### YOUR TASK
Please print exactly the lines below, from the start of the material up to and including the line with "const tickStep = 5;", but none of the pictures.

-- PROVIDED MATERIAL start --

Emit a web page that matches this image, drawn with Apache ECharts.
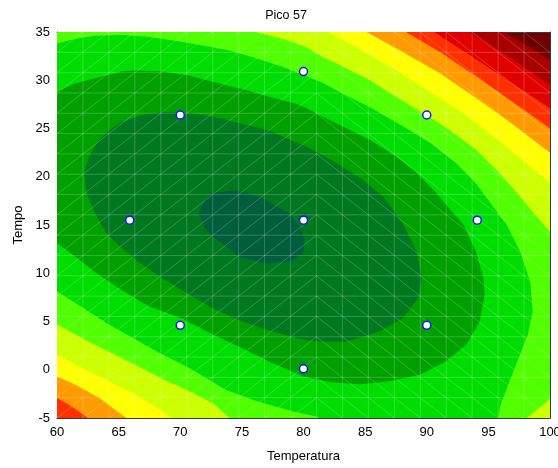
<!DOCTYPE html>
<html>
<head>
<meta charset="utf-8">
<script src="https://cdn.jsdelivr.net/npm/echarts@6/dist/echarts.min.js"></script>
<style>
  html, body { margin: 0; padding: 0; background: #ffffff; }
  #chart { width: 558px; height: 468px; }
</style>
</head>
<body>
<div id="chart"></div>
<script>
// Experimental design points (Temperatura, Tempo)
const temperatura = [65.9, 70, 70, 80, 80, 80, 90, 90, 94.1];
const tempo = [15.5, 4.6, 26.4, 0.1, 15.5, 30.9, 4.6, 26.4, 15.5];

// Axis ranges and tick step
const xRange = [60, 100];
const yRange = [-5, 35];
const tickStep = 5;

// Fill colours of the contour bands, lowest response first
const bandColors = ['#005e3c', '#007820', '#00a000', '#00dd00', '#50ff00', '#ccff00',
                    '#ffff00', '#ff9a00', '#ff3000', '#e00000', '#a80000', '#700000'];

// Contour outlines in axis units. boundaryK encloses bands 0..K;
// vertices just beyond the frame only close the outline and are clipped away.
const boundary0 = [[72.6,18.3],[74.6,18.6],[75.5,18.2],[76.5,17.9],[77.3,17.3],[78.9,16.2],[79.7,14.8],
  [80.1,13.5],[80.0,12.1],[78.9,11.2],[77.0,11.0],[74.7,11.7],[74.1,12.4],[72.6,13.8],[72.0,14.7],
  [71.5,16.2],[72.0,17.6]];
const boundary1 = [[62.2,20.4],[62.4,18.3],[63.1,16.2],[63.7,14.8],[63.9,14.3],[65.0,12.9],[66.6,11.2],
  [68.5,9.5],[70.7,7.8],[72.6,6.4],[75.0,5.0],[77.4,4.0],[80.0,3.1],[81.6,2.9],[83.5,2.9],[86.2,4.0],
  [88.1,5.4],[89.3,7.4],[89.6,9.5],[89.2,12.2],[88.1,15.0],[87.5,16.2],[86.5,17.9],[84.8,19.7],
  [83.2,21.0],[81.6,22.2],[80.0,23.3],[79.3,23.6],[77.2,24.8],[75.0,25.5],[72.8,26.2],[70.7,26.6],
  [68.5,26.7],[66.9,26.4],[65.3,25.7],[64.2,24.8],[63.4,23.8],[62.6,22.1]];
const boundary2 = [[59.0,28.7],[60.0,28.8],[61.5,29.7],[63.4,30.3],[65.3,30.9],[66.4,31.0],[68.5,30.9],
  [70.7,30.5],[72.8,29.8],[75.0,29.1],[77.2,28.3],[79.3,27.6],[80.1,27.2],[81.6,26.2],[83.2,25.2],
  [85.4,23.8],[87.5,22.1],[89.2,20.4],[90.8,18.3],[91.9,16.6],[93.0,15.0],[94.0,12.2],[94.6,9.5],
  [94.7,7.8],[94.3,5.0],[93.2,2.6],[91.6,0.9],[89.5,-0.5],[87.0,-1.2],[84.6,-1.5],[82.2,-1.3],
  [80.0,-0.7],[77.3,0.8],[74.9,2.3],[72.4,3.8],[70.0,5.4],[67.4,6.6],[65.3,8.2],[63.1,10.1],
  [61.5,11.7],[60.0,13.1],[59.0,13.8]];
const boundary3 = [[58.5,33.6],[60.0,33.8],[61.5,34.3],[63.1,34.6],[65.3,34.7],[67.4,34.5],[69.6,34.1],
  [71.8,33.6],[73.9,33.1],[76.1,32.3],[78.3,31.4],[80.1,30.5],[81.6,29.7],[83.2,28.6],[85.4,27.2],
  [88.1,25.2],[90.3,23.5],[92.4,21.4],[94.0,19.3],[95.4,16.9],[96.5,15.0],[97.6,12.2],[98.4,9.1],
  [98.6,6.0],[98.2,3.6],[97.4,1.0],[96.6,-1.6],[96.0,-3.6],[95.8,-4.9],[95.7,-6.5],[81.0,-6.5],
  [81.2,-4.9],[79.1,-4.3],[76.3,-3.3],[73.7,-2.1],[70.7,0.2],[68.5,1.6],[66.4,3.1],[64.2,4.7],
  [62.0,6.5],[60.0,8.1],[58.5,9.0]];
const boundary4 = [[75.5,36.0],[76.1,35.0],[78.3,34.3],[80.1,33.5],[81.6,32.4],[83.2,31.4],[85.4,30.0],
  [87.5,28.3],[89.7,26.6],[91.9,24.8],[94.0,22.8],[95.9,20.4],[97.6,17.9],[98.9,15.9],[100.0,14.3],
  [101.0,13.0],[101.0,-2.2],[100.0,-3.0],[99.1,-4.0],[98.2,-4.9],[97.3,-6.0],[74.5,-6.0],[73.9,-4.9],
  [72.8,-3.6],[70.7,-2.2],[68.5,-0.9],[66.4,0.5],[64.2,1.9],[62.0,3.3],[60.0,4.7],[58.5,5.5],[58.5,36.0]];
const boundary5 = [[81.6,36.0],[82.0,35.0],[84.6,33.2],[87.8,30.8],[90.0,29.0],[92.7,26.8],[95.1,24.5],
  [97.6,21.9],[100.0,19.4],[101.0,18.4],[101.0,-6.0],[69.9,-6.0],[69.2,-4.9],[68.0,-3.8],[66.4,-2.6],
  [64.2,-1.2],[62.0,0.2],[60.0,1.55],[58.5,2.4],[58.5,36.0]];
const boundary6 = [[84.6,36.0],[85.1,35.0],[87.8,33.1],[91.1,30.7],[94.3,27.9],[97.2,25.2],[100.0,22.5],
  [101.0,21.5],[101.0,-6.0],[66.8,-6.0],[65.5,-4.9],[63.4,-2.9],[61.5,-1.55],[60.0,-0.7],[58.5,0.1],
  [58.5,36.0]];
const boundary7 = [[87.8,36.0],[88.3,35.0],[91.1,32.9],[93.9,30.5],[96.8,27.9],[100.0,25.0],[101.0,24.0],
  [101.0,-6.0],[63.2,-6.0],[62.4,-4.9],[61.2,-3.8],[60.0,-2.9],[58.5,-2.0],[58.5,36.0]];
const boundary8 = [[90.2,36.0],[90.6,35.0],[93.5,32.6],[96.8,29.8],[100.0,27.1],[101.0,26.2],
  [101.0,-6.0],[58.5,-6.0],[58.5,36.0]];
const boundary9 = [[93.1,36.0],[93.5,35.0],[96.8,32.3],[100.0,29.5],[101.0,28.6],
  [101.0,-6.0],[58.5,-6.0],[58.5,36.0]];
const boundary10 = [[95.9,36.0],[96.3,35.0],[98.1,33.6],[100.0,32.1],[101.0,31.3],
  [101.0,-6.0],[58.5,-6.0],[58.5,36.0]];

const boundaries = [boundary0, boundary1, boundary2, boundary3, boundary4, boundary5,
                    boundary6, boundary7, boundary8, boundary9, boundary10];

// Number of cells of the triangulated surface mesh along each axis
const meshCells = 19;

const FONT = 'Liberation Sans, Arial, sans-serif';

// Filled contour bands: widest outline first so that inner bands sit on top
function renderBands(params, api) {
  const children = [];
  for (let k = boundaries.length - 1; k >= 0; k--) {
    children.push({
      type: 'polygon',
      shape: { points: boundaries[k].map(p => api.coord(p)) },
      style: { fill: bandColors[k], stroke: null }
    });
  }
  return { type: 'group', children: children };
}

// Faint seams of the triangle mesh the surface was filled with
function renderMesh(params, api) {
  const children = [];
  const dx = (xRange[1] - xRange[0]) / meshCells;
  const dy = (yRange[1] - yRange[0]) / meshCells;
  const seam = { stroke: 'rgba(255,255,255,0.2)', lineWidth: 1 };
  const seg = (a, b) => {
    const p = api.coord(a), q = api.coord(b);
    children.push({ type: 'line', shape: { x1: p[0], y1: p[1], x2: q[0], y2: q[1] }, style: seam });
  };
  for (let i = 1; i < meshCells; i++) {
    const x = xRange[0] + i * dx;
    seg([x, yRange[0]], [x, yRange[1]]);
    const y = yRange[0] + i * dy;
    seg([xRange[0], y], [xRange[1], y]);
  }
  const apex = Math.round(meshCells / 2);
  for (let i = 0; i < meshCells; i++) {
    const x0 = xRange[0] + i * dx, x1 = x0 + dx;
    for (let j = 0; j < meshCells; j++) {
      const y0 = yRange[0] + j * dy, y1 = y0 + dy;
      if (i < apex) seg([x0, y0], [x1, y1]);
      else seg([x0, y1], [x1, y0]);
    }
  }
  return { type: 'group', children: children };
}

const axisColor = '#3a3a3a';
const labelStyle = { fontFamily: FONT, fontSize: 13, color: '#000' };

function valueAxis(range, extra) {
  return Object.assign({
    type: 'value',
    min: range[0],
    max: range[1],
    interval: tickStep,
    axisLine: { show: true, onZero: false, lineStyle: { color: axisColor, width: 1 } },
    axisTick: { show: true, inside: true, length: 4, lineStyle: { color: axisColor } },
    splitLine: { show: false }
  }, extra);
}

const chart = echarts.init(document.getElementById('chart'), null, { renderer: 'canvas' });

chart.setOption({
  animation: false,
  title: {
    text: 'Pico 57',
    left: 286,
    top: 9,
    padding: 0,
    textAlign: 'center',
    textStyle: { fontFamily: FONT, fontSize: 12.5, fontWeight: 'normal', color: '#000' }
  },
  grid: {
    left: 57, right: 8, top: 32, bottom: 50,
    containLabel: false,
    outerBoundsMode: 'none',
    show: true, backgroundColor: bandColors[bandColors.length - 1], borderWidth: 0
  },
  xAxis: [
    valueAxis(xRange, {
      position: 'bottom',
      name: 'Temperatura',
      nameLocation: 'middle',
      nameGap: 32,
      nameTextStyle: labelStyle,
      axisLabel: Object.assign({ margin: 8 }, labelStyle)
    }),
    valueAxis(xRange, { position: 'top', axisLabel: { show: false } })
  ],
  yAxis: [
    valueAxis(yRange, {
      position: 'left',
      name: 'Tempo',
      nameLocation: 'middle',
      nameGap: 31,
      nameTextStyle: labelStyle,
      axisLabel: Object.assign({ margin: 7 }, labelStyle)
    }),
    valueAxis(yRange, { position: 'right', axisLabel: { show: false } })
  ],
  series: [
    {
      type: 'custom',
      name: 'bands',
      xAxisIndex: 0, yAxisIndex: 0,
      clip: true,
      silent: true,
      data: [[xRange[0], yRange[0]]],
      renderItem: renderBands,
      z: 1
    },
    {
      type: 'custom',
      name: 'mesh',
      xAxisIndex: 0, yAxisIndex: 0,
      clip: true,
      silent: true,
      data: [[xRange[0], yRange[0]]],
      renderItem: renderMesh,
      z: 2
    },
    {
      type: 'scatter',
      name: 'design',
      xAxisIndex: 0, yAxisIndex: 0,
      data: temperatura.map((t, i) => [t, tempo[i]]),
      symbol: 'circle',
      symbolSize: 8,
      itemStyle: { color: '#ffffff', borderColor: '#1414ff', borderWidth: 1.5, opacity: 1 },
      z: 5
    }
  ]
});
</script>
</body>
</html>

-- PROVIDED MATERIAL end --

### WORKED SOLUTION
Emit a web page that matches this image, drawn with Apache ECharts.
<!DOCTYPE html>
<html>
<head>
<meta charset="utf-8">
<script src="https://cdn.jsdelivr.net/npm/echarts@6/dist/echarts.min.js"></script>
<style>
  html, body { margin: 0; padding: 0; background: #ffffff; }
  #chart { width: 558px; height: 468px; }
</style>
</head>
<body>
<div id="chart"></div>
<script>
// Experimental design points (Temperatura, Tempo)
const temperatura = [65.9, 70, 70, 80, 80, 80, 90, 90, 94.1];
const tempo = [15.5, 4.6, 26.4, 0.1, 15.5, 30.9, 4.6, 26.4, 15.5];

// Axis ranges and tick step
const xRange = [60, 100];
const yRange = [-5, 35];
const tickStep = 5;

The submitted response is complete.